Finian is definitely a smart guy.
He learned shake immediately. All I have to do is put my hand near him now and he lifts his paw. And waits for a treat.
And when I pick up the spray bottle to counter his whining, he ducks his head, lowers his eyelids. He knows he can’t avoid getting hit if I push the trigger, but the abused look in his face might just be enough to stop me in my tracks. It usually is.
But in spite of this, I just started to wonder if something was missing up there.
We were on one of our slow walks. The ones where we amble along at a 1 mph pace, stopping to smell every rock and dead worm along the way.
Then, there it was. I saw it first. A leaf, suspended as if floating. Spinning in the air, attached, invisibly but firmly, to the end of a broken spider web.
Finian saw it too. He turned from the stray cat hair that had his attention. He spied the leaf. And bit it.
Surprisingly, and unlike all other leaves, it bounced away.
So he bit it again. This time it flew back behind him. In the dusk of a summer night, impossible to see where it went. He looked around. And around (in the entirely wrong direction). I watched it twirling just behind his head.
And then, he found it! Bit for it. This time, it appeared he had it. He sat down with it in his mouth, triumphant.
Until it flew off again.
This only went on for five minutes. Because that was when I decided it was time to move on a few feet.
So I started to wonder: maybe, his genius in some areas notwithstanding, maybe something was missing.

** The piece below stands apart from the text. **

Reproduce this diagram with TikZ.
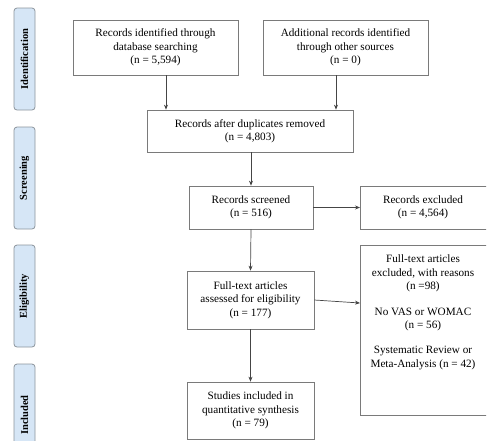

It was the same with his foodball. Every day, twice a day, he batted at it, ecstatic at every nugget that came out. No trying different techniques. No change in emotion from start to finish. No frustration at the times no food came out. No higher excitement when five nuggets fell out at once.
“Look, he stops when there’s nothing left in the ball. He’s smart. He knows.” My boyfriend had a higher view of his talents than I did.
So I showed him the leaf biting incident, on iphone video. I thought that would prove it.
“Maybe he’s not in it for the leaf.”
What?
“Maybe he’s not trying to eat the leaf. Maybe he wants something else.”
Not for the goal?
“Like when he bites my foot. He just lets it go when he gets it, so he can jump for it again.”
You mean just for fun?
I don’t write without someplace to put it. However long that may take. Or spend time running, meditating, showering, sleeping, just about anything, without some result in mind.
Finian it seems is just the opposite. If I take him running in the park at 6am, he lags behind, walking dutifully fast but never running. Why are we doing this? This is not fun. Until he sees that duck up ahead. Now we are having fun.
There is nothing fun about a bath. Who needs to get clean? And to relax? There are a million better ways to relax than that.
And the point of sleeping? No point. But after a hard day at daycare, just awesome.
Maybe he’s not missing anything. Maybe it’s me. Yet again.